Choose magnificent Sardinia for island retreats
Wild, unpredictable, but always stunning, it is little surprise that Sardinia tempts travellers back to its shores frequently. This rocky island off the Italian mainland is a maze of twisting coastal drives, picture-perfect sandy beaches and a fascinating history.
If you are a lover of sun, book your Sardinia holidays between June and September when temperatures are at their highest. Even between December and February they average around ten degrees Celsius. October is when the most rain falls, and if you plan on spending much of your time in the sea, pick August to take advantage of the warm ocean.
If your Sardinia holiday is intended to be a leisurely affair, you won’t be disappointed. Head out onto the ocean by boat to escape for a few hours, or amble along on horseback and make a new equine friend. Book in for a round of golf to improve your swing, or don a snorkel and venture out to explore the island’s surrounding sea life. However, if you would prefer something a little more energetic, consider mountain biking along dusty tracks lined by lush vegetation. Hiking to one of Sardinia’s many cliff tops lets you take in the stunning sunsets seen from the island, and there are many different routes to follow.
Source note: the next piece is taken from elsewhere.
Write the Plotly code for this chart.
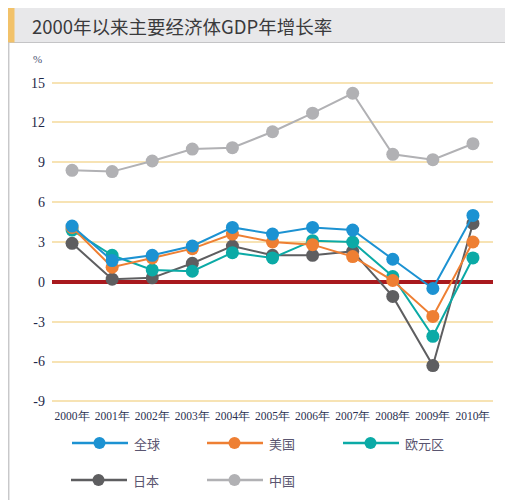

Gola su Gorropu on the eastern coast leads you past limestone cliffs and mysterious caves. Tiscali can only be accessed by foot, and will stay in your mind with its unusual splendour.
Sardinia’s history includes influences from Roman, Arabic and Spanish settlers, which can all be explored through a visit to one of the galleries, museums or historic sights. The Museo Archeologico Nazionale is one of four at the Cittadella dei Musei, and arguably its most prominent. They showcase artefacts and other items spanning the Pre-Nuragic period to the Bronze and Iron Ages. The area Archeologica di Tharros is a remnant of the Carthaginian naval base which was founded in the 8th century BC, and dates back to the 2nd and 3rd centuries AD. Another noteworthy structure built around the same time is the Tempio di Antas. It remained undiscovered until 1836, and was extensively restored in 1967.
Mealtimes are an occasion to socialise and celebrate, which they do very well on Sardinia. The island’s rich culinary history is upheld by its restaurants, which also serve dishes that reflect the area’s status as sheep country. Meats, cheeses and breads are common features of the menus, and the chefs like to keep things simple. There are not masses of ingredients, but good-quality olive oil and seasonings bring the food to life. The old stereotypes of pasta and pizza can’t be avoided, but you can also uncover genuine Sardinian cooking if you look hard enough and talk to the locals. Roast suckling pig is one of the region’s specialities.